The scale of this operation was previously highlighted in the Maduro case, where prosecutors alleged an army sergeant converted a $34,000 bet into approximately $400,000. In the Iranian cluster, the laundering metaphor extends to obfuscation; Bubblemaps found that the group's losses were minimal, totaling only a few hundred dollars. Analysts believe these losses were intentionally incurred to mimic the profile of a skilled trader rather than an insider, masking the 98% win rate with trivial, strategic errors. This deliberate noise makes the operation appear as high-level speculation rather than a direct leak of classified information. The transparency of the blockchain, which records every transaction publicly, ironically facilitates the reconstruction of such conspiracies through temporal correlation and volume analysis, yet it also exposes the underlying intelligence to anyone monitoring the chain.

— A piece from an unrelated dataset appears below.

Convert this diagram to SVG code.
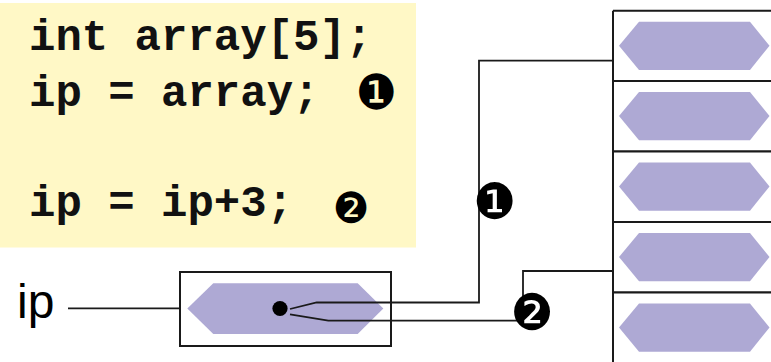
<svg xmlns="http://www.w3.org/2000/svg" width="771" height="362" viewBox="0 0 771 362">
<style>
.code{font-family:"Liberation Mono","Courier New",monospace;font-weight:bold;font-size:44px;fill:#111}
.dig{font-family:"DejaVu Sans",sans-serif;fill:#000;text-anchor:middle}
.box{fill:#fff;stroke:#1a1a1a;stroke-width:2}
.hex{fill:#aea9d4}
.ln{fill:none;stroke:#1a1a1a;stroke-width:1.8}
.lbl{font-family:"Liberation Sans",Arial,sans-serif;font-size:48px;fill:#000}
</style>
<rect width="771" height="362" fill="#fff"/>
<g id="code">
<rect x="0" y="3" width="416" height="244.5" fill="#fff8c6"/>
<text class="code" x="29" y="50">int array[5];</text>
<text class="code" x="29" y="106">ip = array;</text>
<text class="dig" transform="translate(376,108.5) scale(1,1.05)" font-size="46">❶</text>
<text class="code" x="29" y="216">ip = ip+3;</text>
<text class="dig" transform="translate(351,222.5) scale(1,1.05)" font-size="41">❷</text>
</g>
<g id="array">
<g id="cell0"><path class="box" d="M613,10.7 H800 V81"/><polygon class="hex" points="619,45.7 639,21.7 750,21.7 769.5,45.7 750,70 639,70"/></g>
<g id="cell1"><path class="box" d="M613,81 H800 V151.5 H613 Z"/><polygon class="hex" points="619,116 639,92 750,92 769.5,116 750,140.3 639,140.3"/></g>
<g id="cell2"><path class="box" d="M613,151.5 H800 V222 H613 Z"/><polygon class="hex" points="619,186.5 639,162.5 750,162.5 769.5,186.5 750,210.8 639,210.8"/></g>
<g id="cell3"><path class="box" d="M613,222 H800 V292.5 H613 Z"/><polygon class="hex" points="619,257 639,233 750,233 769.5,257 750,281.3 639,281.3"/></g>
<g id="cell4"><path class="box" d="M613,292.5 H800 V380 H613 Z"/><polygon class="hex" points="619,327.5 639,303.5 750,303.5 769.5,327.5 750,351.8 639,351.8"/></g>
<path class="box" d="M613,10.7 V380" fill="none"/>
</g>
<g id="ip">
<text class="lbl" x="17" y="318">ip</text>
<rect class="box" x="180" y="272" width="211" height="74"/>
<polygon class="hex" points="187.3,308.5 213.3,283.3 357.7,283.3 383.3,308.5 357.7,334 213.3,334"/>
<circle cx="280" cy="308.5" r="7.6" fill="#000"/>
</g>
<g id="connectors">
<path class="ln" d="M68,308.3 H180"/>
<path class="ln" d="M290,309 L316.7,302.5 H479 V60.7 H613"/>
<path class="ln" d="M290,314.3 L328.3,320.7 H517"/>
<path class="ln" d="M523,297 V271 H613"/>
<text class="dig" transform="translate(494.5,219) scale(1,1.05)" font-size="48">❶</text>
<text class="dig" transform="translate(532,329.5) scale(1,1.05)" font-size="48">❷</text>
</g>
</svg>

This transparency introduces a secondary risk that deeply concerns regulators: the potential for hostile forces to reverse-engineer military plans. If external analysts can detect that a colluding group is heavily betting on an attack, adversarial nations can do the same. Unusual spikes in war markets serve as a low-cost, deniable intelligence source, allowing hostile observers to formulate war plans based on the very trades intended to profit from them. The launderers cleanse their information for profit, but as a byproduct, they abstractly disseminate the original secret to the world. Woofun AI analysis suggests that this unintended leakage transforms prediction markets into a global surveillance tool for state actors, undermining the secrecy they rely upon.
Existing legal frameworks struggle to address this phenomenon because traditional insider trading rules are designed for corporate securities, focusing on earnings, mergers, and executive disclosures. There is no "issuer" in war, nor are there corporate insiders in the legal sense regarding military actions. Jurisdictional gaps further exacerbate the issue; while U.S. federal law prohibits bets on war or assassination, platforms like Polymarket operate offshore, bypassing these restrictions. The entry barrier is negligible, with users able to circumvent U.S. bans using VPNs costing roughly $2 a month or purchasing KYC-verified accounts. In response, the House Oversight Committee launched a formal investigation on May 22, demanding records on identity verification and geographic enforcement. Proposed legislation, including the "Death Bet Act" and the "Financial Prediction Markets Public Integrity Act," aims to ban war bets and prohibit officials from trading on non-public information.
The core challenge remains that information laundering is not a man-made loophole but a byproduct of the market's operational mechanism. A system designed to perfectly convert knowledge into prices inherently rewards those with the best information, regardless of its legality. Closing this loophole without undermining the market's accuracy is nearly impossible. As the industry projects that even 1-2% adoption by derivatives traders could generate $50 billion in annual volume, the debate shifts from efficacy to societal tolerance. The question is whether society can accept a machine that transforms the most closely guarded secrets into publicly quoted, tradable numbers, offering generous rewards to those who hold them.